Carson was present at the signing of the contract, witnessing and initialing it. The contract guaranteed 20 percent of the gross profits go to Michele McPherson. McPherson is 22 years old. His fiancée, an alleged former escort, is alleged to have acted as an intermediary.

===Letters expressing concern===
In April 2011, Conservative Party officials released two letters that were sent by Stephen Harper's former chief of staff Guy Giorno two years earlier in January 2009 to the federal conflict of interest and ethics commissioner. The letters indicate that Carson, while working at the Prime Minister's office in 2009, may have been engaged in lobbying to secure a $25 million grant for the School of Energy and Environment. Carbon Management Canada eventually received the grant, an organization with which Carson is also affiliated. The letters also reveal that some of the senior staff members were concerned enough to alert the federal conflict of interest and ethics commissioners.

Then Deputy Minister of the Environment Ian Shugart sent a third letter to the federal conflict of interest and ethics commissioner. However, Prime Minister Harper stated that before the 2010 claims that influenced peddling allegations, his senior staff had no prior knowledge of any controversial activity by Carson. Harper stated: "The fact is, I did not know about these revelations that we're finding out today. I don't know why I did not know."

==2012 influence peddling charges==
On July 27, 2012, Carson was charged with influence peddling by the Royal Canadian Mounted Police's "A" Division Commercial Crime Section. The charge is formally known under the Criminal Code (Section 121(1)(d)) as "Fraud on the Government".
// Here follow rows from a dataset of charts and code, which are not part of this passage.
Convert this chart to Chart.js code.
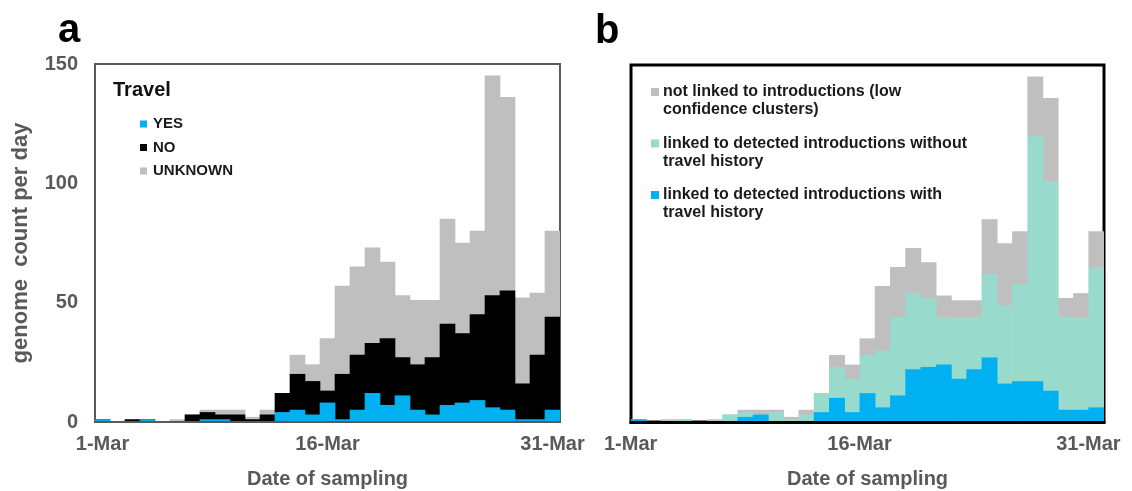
<!DOCTYPE html>
<html>
<head>
<meta charset="utf-8">
<script src="https://cdn.jsdelivr.net/npm/chart.js@4.4.0/dist/chart.umd.min.js"></script>
<style>
  html, body { margin: 0; padding: 0; background: #fff; overflow: hidden; }
  #wrap { position: relative; width: 1132px; height: 491px; }
  canvas { position: absolute; top: 0; }
  #chartA { left: 0; }
  #chartB { left: 566px; }
</style>
</head>
<body>
<div id="wrap">
  <canvas id="chartA" width="600" height="491"></canvas>
  <canvas id="chartB" width="600" height="491"></canvas>
</div>
<script>
const days = ['1-Mar', '2-Mar', '3-Mar', '4-Mar', '5-Mar', '6-Mar', '7-Mar', '8-Mar', '9-Mar', '10-Mar',
  '11-Mar', '12-Mar', '13-Mar', '14-Mar', '15-Mar', '16-Mar', '17-Mar', '18-Mar', '19-Mar', '20-Mar',
  '21-Mar', '22-Mar', '23-Mar', '24-Mar', '25-Mar', '26-Mar', '27-Mar', '28-Mar', '29-Mar', '30-Mar', '31-Mar'];
const shownDays = ['1-Mar', '16-Mar', '31-Mar'];

// panel a: travel history
const travelYes = [1,0,0,1,0,0,0,1,1,0,0,0,4,5,3,8,1,5,12,7,11,5,3,7,8,9,6,5,1,1,5];
const travelNo = [0,0,1,0,0,0,3,3,2,3,1,3,8,15,14,5,19,23,21,28,16,19,24,34,29,36,47,50,15,27,39];
const travelUnknown = [0,0,0,0,0,1,0,1,2,2,1,2,0,8,7,22,37,37,40,32,26,27,24,44,38,35,92,81,36,26,36];

// panel b: links to introductions
const withTravel = [1,0,0,0,0,0,0,2,3,0,0,0,4,10,4,12,6,11,22,23,24,18,22,27,16,17,17,13,5,5,6];
const withoutTravel = [0,0,0,1,0,0,3,2,0,4,1,3,8,13,14,16,24,33,32,29,20,26,22,35,33,41,103,88,39,39,59];
const notLinked = [0,0,1,0,0,1,0,1,2,1,1,2,0,5,6,7,27,21,19,15,9,7,7,23,26,22,25,35,8,10,15];

const BLUE = '#00b0f0';
const GREY = '#bfbfbf';
const TEAL = '#98dbcd';
const AXIS = '#595959';
const FONT = '"Liberation Sans", Arial, sans-serif';

Chart.defaults.font.family = FONT;

// box round the plot; the bottom line goes back on top of the bars
const framePlugin = {
  id: 'frame',
  beforeDatasetsDraw(chart, args, o) {
    const { ctx, chartArea: a } = chart;
    ctx.save();
    ctx.strokeStyle = o.color;
    ctx.lineWidth = o.width;
    ctx.strokeRect(a.left, a.top, a.right - a.left, a.bottom - a.top);
    ctx.restore();
  },
  afterDatasetsDraw(chart, args, o) {
    const { ctx, chartArea: a } = chart;
    ctx.save();
    ctx.strokeStyle = o.color;
    ctx.lineWidth = o.width;
    ctx.beginPath();
    ctx.moveTo(a.left - o.width / 2, a.bottom + o.width / 2 - 1);
    ctx.lineTo(a.right + o.width / 2, a.bottom + o.width / 2 - 1);
    ctx.stroke();
    ctx.restore();
  }
};

function wrapText(ctx, text, maxWidth) {
  const words = text.split(' ');
  const lines = [];
  let line = '';
  words.forEach(w => {
    const test = line ? line + ' ' + w : w;
    if (line && ctx.measureText(test).width > maxWidth) {
      lines.push(line);
      line = w;
    } else {
      line = test;
    }
  });
  if (line) lines.push(line);
  return lines;
}

// legend drawn inside the plot, plus the panel letter
const boxLegend = {
  id: 'boxLegend',
  afterDraw(chart, args, o) {
    const ctx = chart.ctx;
    ctx.save();
    ctx.fillStyle = '#000';
    ctx.font = 'bold 40px ' + FONT;
    ctx.textBaseline = 'alphabetic';
    ctx.fillText(o.letter, o.letterX, o.letterY);

    ctx.textBaseline = 'middle';
    if (o.title) {
      ctx.fillStyle = '#111';
      ctx.font = 'bold 20px ' + FONT;
      ctx.fillText(o.title, o.titleX, o.titleY);
    }
    ctx.font = o.font;
    const sets = chart.data.datasets.slice();
    if (o.reverse) sets.reverse();
    let y = o.y;
    sets.forEach(ds => {
      const lines = wrapText(ctx, ds.label, o.maxWidth);
      ctx.fillStyle = ds.backgroundColor;
      ctx.fillRect(o.x, y - o.box / 2, o.box, o.box);
      ctx.fillStyle = '#1a1a1a';
      lines.forEach((ln, i) => ctx.fillText(ln, o.textX, y + i * o.lineHeight));
      y += o.step;
    });
    ctx.restore();
  }
};

function xAxis(labelOffset) {
  return {
    stacked: true,
    grid: { display: false, drawTicks: false },
    border: { display: false },
    afterFit(s) { s.height = 69; },
    ticks: {
      autoSkip: false,
      maxRotation: 0,
      padding: 10,
      labelOffset: labelOffset,
      color: AXIS,
      font: { size: 20, weight: 'bold' },
      callback(v, i) { return shownDays.includes(days[i]) ? days[i] : ''; }
    },
    title: {
      display: true,
      text: 'Date of sampling',
      color: AXIS,
      font: { size: 20, weight: 'bold' },
      padding: { top: 0, bottom: 0 }
    }
  };
}

function bars(label, data, color) {
  return {
    label: label,
    data: data,
    backgroundColor: color,
    borderWidth: 0,
    barPercentage: 1,
    categoryPercentage: 1
  };
}

new Chart(document.getElementById('chartA'), {
  type: 'bar',
  data: {
    labels: days,
    datasets: [
      bars('YES', travelYes, BLUE),
      bars('NO', travelNo, '#000000'),
      bars('UNKNOWN', travelUnknown, GREY)
    ]
  },
  options: {
    responsive: false,
    animation: false,
    layout: { padding: { top: 64, right: 40, bottom: 0, left: 0 } },
    scales: {
      x: xAxis(0),
      y: {
        stacked: true,
        min: 0,
        max: 150,
        grid: { display: false, drawTicks: false },
        border: { display: false },
        afterFit(s) { s.width = 95; },
        ticks: {
          stepSize: 50,
          padding: 17,
          color: AXIS,
          font: { size: 20, weight: 'bold' }
        },
        title: {
          display: true,
          text: 'genome  count per day',
          color: AXIS,
          font: { size: 22, weight: 'bold' },
          padding: { top: 8, bottom: 0 }
        }
      }
    },
    plugins: {
      legend: { display: false },
      tooltip: { enabled: false },
      frame: { color: AXIS, width: 2 },
      boxLegend: {
        letter: 'a', letterX: 58, letterY: 42,
        title: 'Travel', titleX: 113, titleY: 90,
        font: 'bold 15px ' + FONT,
        x: 140, box: 7, textX: 153, y: 124, step: 23.5,
        lineHeight: 18, maxWidth: 400, reverse: false
      }
    }
  },
  plugins: [framePlugin, boxLegend]
});

new Chart(document.getElementById('chartB'), {
  type: 'bar',
  data: {
    labels: days,
    datasets: [
      bars('linked to detected introductions with travel history', withTravel, BLUE),
      bars('linked to detected introductions without travel history', withoutTravel, TEAL),
      bars('not linked to introductions (low confidence clusters)', notLinked, GREY)
    ]
  },
  options: {
    responsive: false,
    animation: false,
    layout: { padding: { top: 65, right: 62, bottom: 0, left: 65 } },
    scales: {
      x: xAxis(-8),
      y: { stacked: true, min: 0, max: 150, display: false }
    },
    plugins: {
      legend: { display: false },
      tooltip: { enabled: false },
      frame: { color: '#000', width: 3 },
      boxLegend: {
        letter: 'b', letterX: 29, letterY: 43,
        title: '',
        font: 'bold 16px ' + FONT,
        x: 85, box: 8, textX: 97, y: 92, step: 51.5,
        lineHeight: 18, maxWidth: 305, reverse: true
      }
    }
  },
  plugins: [framePlugin, boxLegend]
});
</script>
</body>
</html>
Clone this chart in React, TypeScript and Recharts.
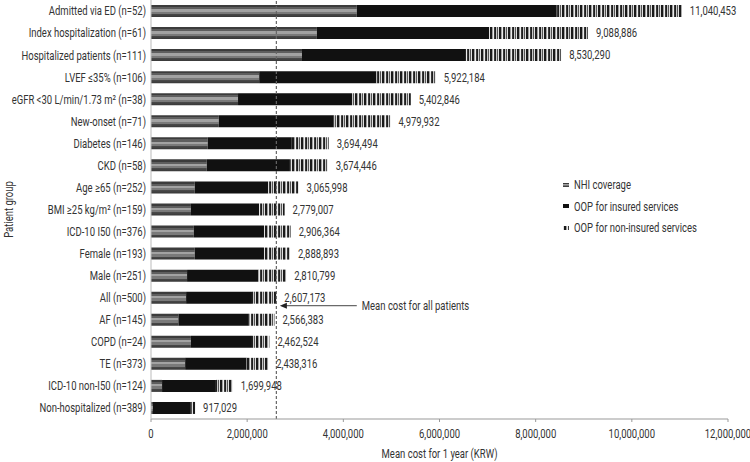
import React from 'react';
import { BarChart, Bar, XAxis, YAxis, ReferenceLine, LabelList } from 'recharts';

const categories = [
  'Admitted via ED (n=52)',
  'Index hospitalization (n=61)',
  'Hospitalized patients (n=111)',
  'LVEF \u226435% (n=106)',
  'eGFR <30 L/min/1.73 m\u00b2 (n=38)',
  'New-onset (n=71)',
  'Diabetes (n=146)',
  'CKD (n=58)',
  'Age \u226565 (n=252)',
  'BMI \u226525 kg/m\u00b2 (n=159)',
  'ICD-10 I50 (n=376)',
  'Female (n=193)',
  'Male (n=251)',
  'All (n=500)',
  'AF (n=145)',
  'COPD (n=24)',
  'TE (n=373)',
  'ICD-10 non-I50 (n=124)',
  'Non-hospitalized (n=389)',
];

const nhiCoverage = [4280000, 3450000, 3140000, 2250000, 1810000, 1410000, 1180000, 1160000, 910000, 830000, 890000, 910000, 750000, 730000, 570000, 830000, 710000, 230000, 40000];
const oopInsured = [4160000, 3580000, 3410000, 2440000, 2370000, 2380000, 1750000, 1730000, 1530000, 1420000, 1460000, 1440000, 1480000, 1370000, 1450000, 1270000, 1280000, 1120000, 790000];
const oopNonInsured = [2600453, 2058886, 1980290, 1232184, 1222846, 1189932, 764494, 784446, 625998, 529007, 556364, 538893, 580799, 507173, 546383, 362524, 448316, 349948, 87029];
const totalLabels = ['11,040,453', '9,088,886', '8,530,290', '5,922,184', '5,402,846', '4,979,932', '3,694,494', '3,674,446', '3,065,998', '2,779,007', '2,906,364', '2,888,893', '2,810,799', '2,607,173', '2,566,383', '2,462,524', '2,438,316', '1,699,948', '917,029'];
const xTicks = [0, 2000000, 4000000, 6000000, 8000000, 10000000, 12000000];
const meanAll = 2607173;
const seriesNames = ['NHI coverage', 'OOP for insured services', 'OOP for non-insured services'];

const data = categories.map((name, i) => ({
  name,
  nhi: nhiCoverage[i],
  ins: oopInsured[i],
  non: oopNonInsured[i],
  total: totalLabels[i],
}));

const FONT = 'Roboto, "Noto Sans", sans-serif';
const FS = 12.5;
const SX = 0.76;
const TXT = '#333';

const fmt = (v: number) => v.toLocaleString('en-US');

const CText = ({ x, y, anchor = 'start', dy = '0.35em', children }: any) => (
  <text
    transform={`translate(${x} ${y}) scale(${SX} 1)`}
    x={0}
    y={0}
    dy={dy}
    textAnchor={anchor}
    fontFamily={FONT}
    fontSize={FS}
    fill={TXT}
  >
    {children}
  </text>
);

const Defs = () => (
  <defs>
    <linearGradient id="nhiGrad" x1="0" y1="0" x2="0" y2="1">
      <stop offset="0" stopColor="#3c3c3c" />
      <stop offset="0.18" stopColor="#3c3c3c" />
      <stop offset="0.18" stopColor="#5e5e5e" />
      <stop offset="0.35" stopColor="#5e5e5e" />
      <stop offset="0.35" stopColor="#a2a2a2" />
      <stop offset="0.55" stopColor="#a2a2a2" />
      <stop offset="0.55" stopColor="#7a7a7a" />
      <stop offset="0.75" stopColor="#7a7a7a" />
      <stop offset="0.75" stopColor="#4a4a4a" />
      <stop offset="1" stopColor="#383838" />
    </linearGradient>
    <pattern id="nonPat" patternUnits="userSpaceOnUse" width="9" height="20">
      <rect x="0" y="0" width="9" height="20" fill="#8a8a8a" />
      <rect x="0" y="0" width="1" height="20" fill="#1e1e1e" />
      <rect x="1" y="0" width="1" height="20" fill="#c8c8c8" />
      <rect x="2" y="0" width="1" height="20" fill="#555" />
      <rect x="3" y="0" width="1" height="20" fill="#e0e0e0" />
      <rect x="4" y="0" width="2" height="20" fill="#1a1a1a" />
      <rect x="6" y="0" width="1" height="20" fill="#a0a0a0" />
      <rect x="7" y="0" width="1" height="20" fill="#ececec" />
      <rect x="8" y="0" width="1" height="20" fill="#3a3a3a" />
    </pattern>
  </defs>
);

const legendFills = ['url(#nhiGrad)', '#111', 'url(#nonPat)'];

const YTick = (p: any) => <CText x={p.x} y={p.y} anchor="end">{p.payload.value}</CText>;
const XTick = (p: any) => <CText x={p.x} y={p.y} anchor="middle" dy="0.71em">{fmt(p.payload.value)}</CText>;

const TotalLabel = (p: any) => (
  <CText x={p.x + p.width + 8} y={p.y + p.height / 2}>{p.value}</CText>
);

const MeanArrow = (props: any) => {
  const { x1, x2, y1 } = props;
  const y = y1 + 8;
  const xs = Math.min(x1, x2);
  const xe = Math.max(x1, x2);
  return (
    <g>
      <line x1={xs + 4} y1={y} x2={xe} y2={y} stroke="#444" strokeWidth={1} />
      <polygon points={`${xs},${y} ${xs + 7},${y - 3} ${xs + 7},${y + 3}`} fill="#222" />
      <CText x={xe + 5} y={y}>Mean cost for all patients</CText>
    </g>
  );
};

export default function App() {
  return (
    <div style={{ position: 'relative', width: 750, height: 462, background: '#fff' }}>
      <style>{`body{margin:0;}`}</style>
      <BarChart
        width={750}
        height={462}
        data={data}
        layout="vertical"
        margin={{ top: 0, right: 22, bottom: 0, left: 0 }}
        barSize={12}
      >
        <Defs />
        <XAxis
          type="number"
          domain={[0, 12000000]}
          ticks={xTicks}
          interval={0}
          height={43}
          tickSize={3}
          tickMargin={7}
          axisLine={{ stroke: '#999' }}
          tickLine={{ stroke: '#999' }}
          tick={<XTick />}
          label={{
            value: 'Mean cost for 1 year (KRW)',
            content: (p: any) => {
              const vb = p.viewBox;
              return <CText x={vb.x + vb.width / 2} y={vb.y + vb.height - 8} anchor="middle">Mean cost for 1 year (KRW)</CText>;
            },
          }}
        />
        <YAxis
          type="category"
          dataKey="name"
          width={151}
          interval={0}
          tickSize={3}
          tickMargin={2}
          tickLine={false}
          axisLine={{ stroke: '#bbb' }}
          tick={<YTick />}
          label={{
            value: 'Patient group',
            content: (p: any) => {
              const vb = p.viewBox;
              const cx = 9;
              const cy = vb.y + vb.height / 2;
              return (
                <g transform={`rotate(-90, ${cx}, ${cy})`}>
                  <CText x={cx} y={cy} anchor="middle">Patient group</CText>
                </g>
              );
            },
          }}
        />
        <Bar dataKey="nhi" stackId="a" name={seriesNames[0]} fill="url(#nhiGrad)" isAnimationActive={false} />
        <Bar dataKey="ins" stackId="a" name={seriesNames[1]} fill="#111" isAnimationActive={false} />
        <Bar dataKey="non" stackId="a" name={seriesNames[2]} fill="url(#nonPat)" isAnimationActive={false}>
          <LabelList dataKey="total" content={<TotalLabel />} />
        </Bar>
        <ReferenceLine x={meanAll} stroke="#666" strokeDasharray="3 2" strokeWidth={1.2} />
        <ReferenceLine
          segment={[{ x: 2680000, y: 'All (n=500)' }, { x: 4280000, y: 'All (n=500)' }]}
          shape={<MeanArrow />}
        />
      </BarChart>
      <div style={{ position: 'absolute', top: 174, left: 560, fontFamily: FONT, fontSize: FS, color: TXT }}>
        {seriesNames.map((n, i) => (
          <div key={n} style={{ display: 'flex', alignItems: 'center', height: 21.5 }}>
            <svg width={14} height={10}>
              <Defs />
              <rect x={3} y={3} width={6} height={4} fill={legendFills[i]} />
            </svg>
            <span style={{ display: 'inline-block', transform: `scaleX(${SX})`, transformOrigin: 'left center', whiteSpace: 'nowrap' }}>{n}</span>
          </div>
        ))}
      </div>
    </div>
  );
}
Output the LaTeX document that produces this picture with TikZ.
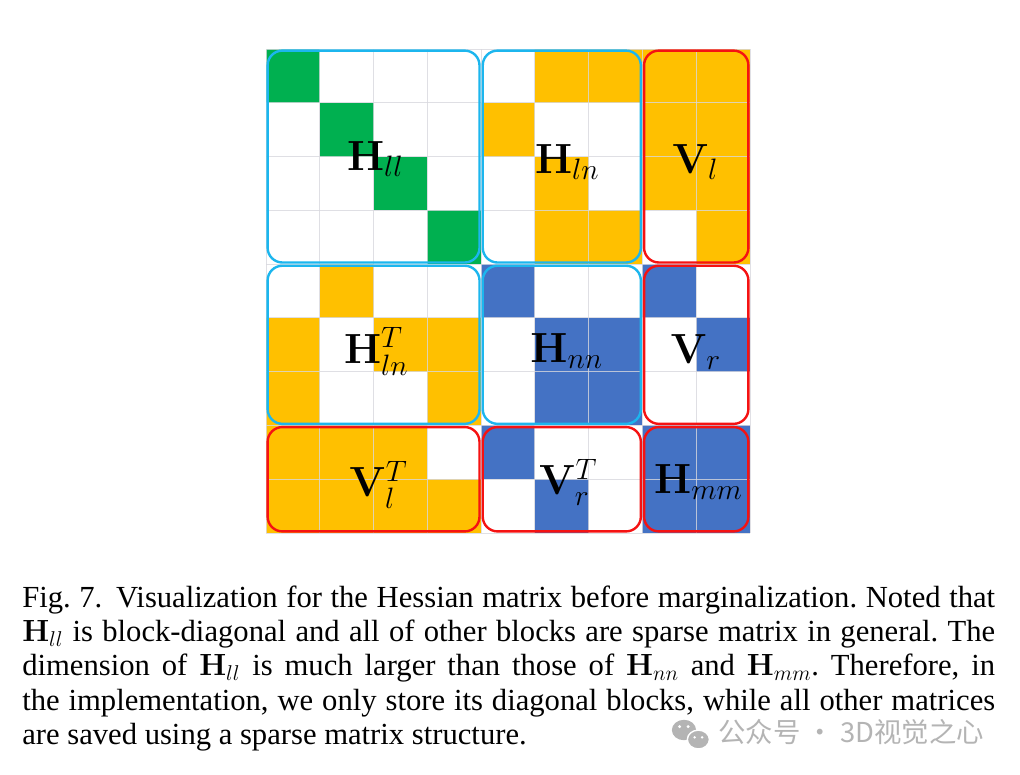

The RCMP started the investigation in March 2011, after Prime Minister's office provided a referral. prompted by the publication of an APTN National News story that investigating and revealing that in 2010

The single count of influence peddling is a result of Carson's alleged acceptance of commission for a third party connected to a business transaction related to the Canadian Government.

The Prime Minister's office also asked that the Ethics Commission and Lobbying Commission both investigate Carson. Neither commission has yet to release the result of their probes.

Carson was scheduled to appear at the Ontario Court of Justice in Ottawa on September 10, 2012. His lawyer, Pat McCann, stated that Carson is not in custody, but has been summoned to surrender himself when he appears in court.

On October 1, 2012, Carson appeared briefly in court in Ottawa to schedule dates for two future appearances. The first will be a closed-door, judicial pre-trial between party lawyers and a judge on October 17. The second will be an appearance in remand court on October 22. Patrick McCann, Carson's lawyer, declined comment while leaving the court.

In May 2014, the RCMP laid a further four charges against Carson resulting from his lobbying for the Canada School of Energy and Environment and the Energy Policy Institute of Canada. The new charges are three counts of prohibited lobbying and a single count of influence peddling.

Carson was initially acquitted on the charge of fraud on the Government on November 17, 2015. However, the Ontario Court of Appeal overturned the acquittal and entered in a verdict of guilty in a 2-1 decision on October 6, 2016. The guilty verdict was affirmed by the Supreme Court of Canada in an 8–1 decision.

Carson was convicted of three counts for violations of the Lobbying Act on September 16, 2016. On appeal, the conviction on one the counts was overturned while the other two were affirmed. Carson was fined $45,000 for the violations.